● Available data:
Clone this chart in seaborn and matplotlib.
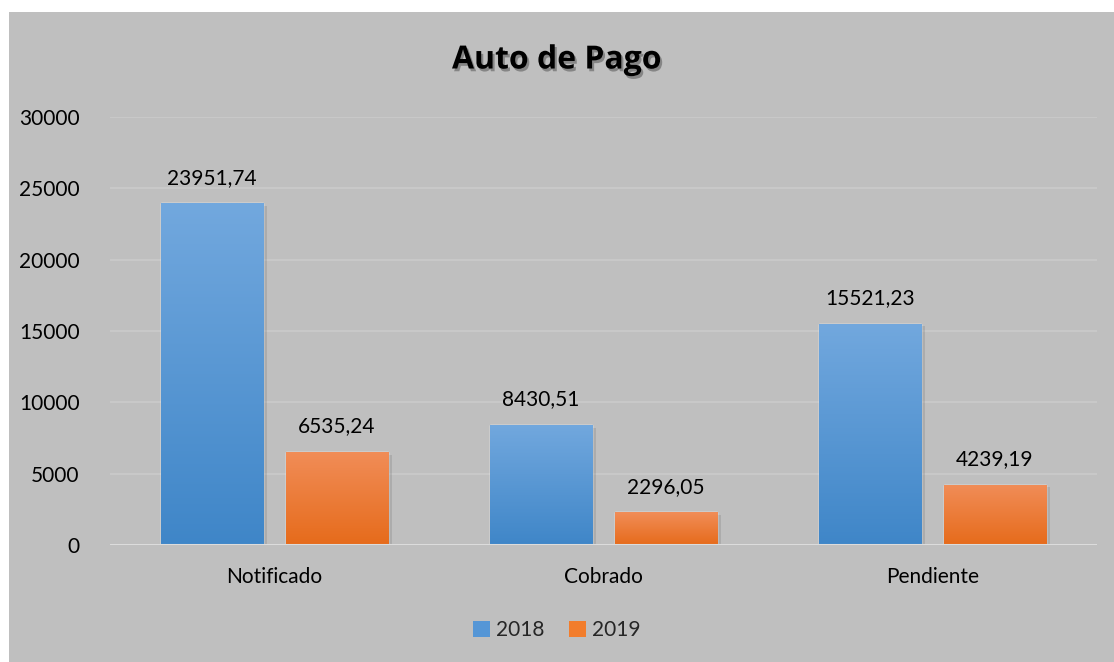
import matplotlib.pyplot as plt
import matplotlib.patheffects as pe
import numpy as np
import pandas as pd
import seaborn as sns
from matplotlib.colors import LinearSegmentedColormap
from matplotlib.patches import Rectangle

categories = ["Notificado", "Cobrado", "Pendiente"]
years = ["2018", "2019"]
values_2018 = [23951.74, 8430.51, 15521.23]
values_2019 = [6535.24, 2296.05, 4239.19]
y_ticks = [0, 5000, 10000, 15000, 20000, 25000, 30000]

BG = "#bfbfbf"
COLORS = {"2018": "#5596d6", "2019": "#f27d2c"}
GRADIENTS = {
    "2018": ("#3f86c8", "#72a8de"),  # bottom -> top
    "2019": ("#e66b1b", "#f18d58"),
}

df = pd.DataFrame(
    {
        "Categoria": categories * 2,
        "Año": [years[0]] * 3 + [years[1]] * 3,
        "Valor": values_2018 + values_2019,
    }
)

sns.set_theme(style="white")
plt.rcParams["font.family"] = ["Lato", "DejaVu Sans"]

fig = plt.figure(figsize=(11.14, 6.62), dpi=100, facecolor="white")
fig.patches.append(
    Rectangle((9 / 1114, 0), 1, 1 - 12 / 662, transform=fig.transFigure,
              facecolor=BG, edgecolor="none", zorder=-10)
)
ax = fig.add_axes([110 / 1114, 1 - 545 / 662, 987 / 1114, 428 / 662])
ax.set_facecolor(BG)

sns.barplot(
    data=df, x="Categoria", y="Valor", hue="Año", order=categories,
    hue_order=years, palette=COLORS, width=0.76, gap=0.18, ax=ax,
    legend=False, saturation=1, zorder=3,
)

ax.set_ylim(0, 30000)
ax.set_xlim(-0.5, 2.5)
ax.set_yticks(y_ticks)
ax.set_yticklabels([str(t) for t in y_ticks])
ax.tick_params(axis="y", length=0, pad=22, labelsize=15, colors="black")
ax.tick_params(axis="x", length=0, pad=16, labelsize=15, colors="black")
ax.set_xlabel("")
ax.set_ylabel("")
for s in ax.spines.values():
    s.set_visible(False)
for t in y_ticks[1:]:
    ax.axhline(t, color="#cbcbcb", lw=1.2, zorder=1)
ax.axhline(0, color="#dcdcdc", lw=2.2, zorder=4)

# gradient fill + soft shadow for every bar, plus value labels
grad = np.linspace(0, 1, 256).reshape(-1, 1)
for container, yr in zip(ax.containers, years):
    cmap = LinearSegmentedColormap.from_list(yr, GRADIENTS[yr])
    for bar in container:
        x0, y0 = bar.get_x(), bar.get_y()
        w, h = bar.get_width(), bar.get_height()
        bar.set_path_effects([
            pe.SimplePatchShadow(offset=(3, -2), shadow_rgbFace="#777777", alpha=0.25),
            pe.Normal(),
        ])
        im = ax.imshow(grad, cmap=cmap, origin="lower", aspect="auto",
                       extent=(x0, x0 + w, y0, y0 + h), zorder=3.5)
        im.set_clip_path(bar)
        label = f"{h:.2f}".replace(".", ",")
        ax.annotate(label, (x0 + w / 2, h), xytext=(0, 11),
                    textcoords="offset points", ha="center", va="bottom",
                    fontsize=15, color="black")
ax.set_xlim(-0.5, 2.5)
ax.set_ylim(0, 30000)

fig.text(0.5, 1 - 60 / 662, "Auto de Pago", ha="center", va="center",
         fontsize=23, fontweight="bold", color="black",
         family=["Open Sans", "DejaVu Sans"],
         path_effects=[pe.withSimplePatchShadow(offset=(1.5, -2), alpha=0.3)])

handles = [Rectangle((0, 0), 1, 1, facecolor=COLORS[y], edgecolor="none")
           for y in years]
fig.legend(handles, years, loc="center", bbox_to_anchor=(0.5, 1 - 630 / 662),
           ncol=2, frameon=False, fontsize=15, handlelength=0.8,
           handleheight=0.8, handletextpad=0.3, columnspacing=1.2)

fig.savefig("out.png", dpi=100, facecolor=fig.get_facecolor())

● Goal of the exercise: Print out the lines exactly, skipping any picture.

● Output of the exercise:
Clone this chart in seaborn and matplotlib.
import matplotlib.pyplot as plt
import matplotlib.patheffects as pe
import numpy as np
import pandas as pd
import seaborn as sns
from matplotlib.colors import LinearSegmentedColormap
from matplotlib.patches import Rectangle

categories = ["Notificado", "Cobrado", "Pendiente"]
years = ["2018", "2019"]
values_2018 = [23951.74, 8430.51, 15521.23]
values_2019 = [6535.24, 2296.05, 4239.19]
y_ticks = [0, 5000, 10000, 15000, 20000, 25000, 30000]

BG = "#bfbfbf"
COLORS = {"2018": "#5596d6", "2019": "#f27d2c"}
GRADIENTS = {
    "2018": ("#3f86c8", "#72a8de"),  # bottom -> top
    "2019": ("#e66b1b", "#f18d58"),
}

df = pd.DataFrame(
    {
        "Categoria": categories * 2,
        "Año": [years[0]] * 3 + [years[1]] * 3,
        "Valor": values_2018 + values_2019,
    }
)

sns.set_theme(style="white")
plt.rcParams["font.family"] = ["Lato", "DejaVu Sans"]

fig = plt.figure(figsize=(11.14, 6.62), dpi=100, facecolor="white")
fig.patches.append(
    Rectangle((9 / 1114, 0), 1, 1 - 12 / 662, transform=fig.transFigure,
              facecolor=BG, edgecolor="none", zorder=-10)
)
ax = fig.add_axes([110 / 1114, 1 - 545 / 662, 987 / 1114, 428 / 662])
ax.set_facecolor(BG)

sns.barplot(
    data=df, x="Categoria", y="Valor", hue="Año", order=categories,
    hue_order=years, palette=COLORS, width=0.76, gap=0.18, ax=ax,
    legend=False, saturation=1, zorder=3,
)

ax.set_ylim(0, 30000)
ax.set_xlim(-0.5, 2.5)
ax.set_yticks(y_ticks)
ax.set_yticklabels([str(t) for t in y_ticks])
ax.tick_params(axis="y", length=0, pad=22, labelsize=15, colors="black")
ax.tick_params(axis="x", length=0, pad=16, labelsize=15, colors="black")
ax.set_xlabel("")
ax.set_ylabel("")
for s in ax.spines.values():
    s.set_visible(False)
for t in y_ticks[1:]:
    ax.axhline(t, color="#cbcbcb", lw=1.2, zorder=1)
ax.axhline(0, color="#dcdcdc", lw=2.2, zorder=4)

# gradient fill + soft shadow for every bar, plus value labels
grad = np.linspace(0, 1, 256).reshape(-1, 1)
for container, yr in zip(ax.containers, years):
    cmap = LinearSegmentedColormap.from_list(yr, GRADIENTS[yr])
    for bar in container:
        x0, y0 = bar.get_x(), bar.get_y()
        w, h = bar.get_width(), bar.get_height()
        bar.set_path_effects([
            pe.SimplePatchShadow(offset=(3, -2), shadow_rgbFace="#777777", alpha=0.25),
            pe.Normal(),
        ])
        im = ax.imshow(grad, cmap=cmap, origin="lower", aspect="auto",
                       extent=(x0, x0 + w, y0, y0 + h), zorder=3.5)
        im.set_clip_path(bar)
        label = f"{h:.2f}".replace(".", ",")
        ax.annotate(label, (x0 + w / 2, h), xytext=(0, 11),
                    textcoords="offset points", ha="center", va="bottom",
                    fontsize=15, color="black")
ax.set_xlim(-0.5, 2.5)
ax.set_ylim(0, 30000)

fig.text(0.5, 1 - 60 / 662, "Auto de Pago", ha="center", va="center",
         fontsize=23, fontweight="bold", color="black",
         family=["Open Sans", "DejaVu Sans"],
         path_effects=[pe.withSimplePatchShadow(offset=(1.5, -2), alpha=0.3)])

handles = [Rectangle((0, 0), 1, 1, facecolor=COLORS[y], edgecolor="none")
           for y in years]
fig.legend(handles, years, loc="center", bbox_to_anchor=(0.5, 1 - 630 / 662),
           ncol=2, frameon=False, fontsize=15, handlelength=0.8,
           handleheight=0.8, handletextpad=0.3, columnspacing=1.2)

fig.savefig("out.png", dpi=100, facecolor=fig.get_facecolor())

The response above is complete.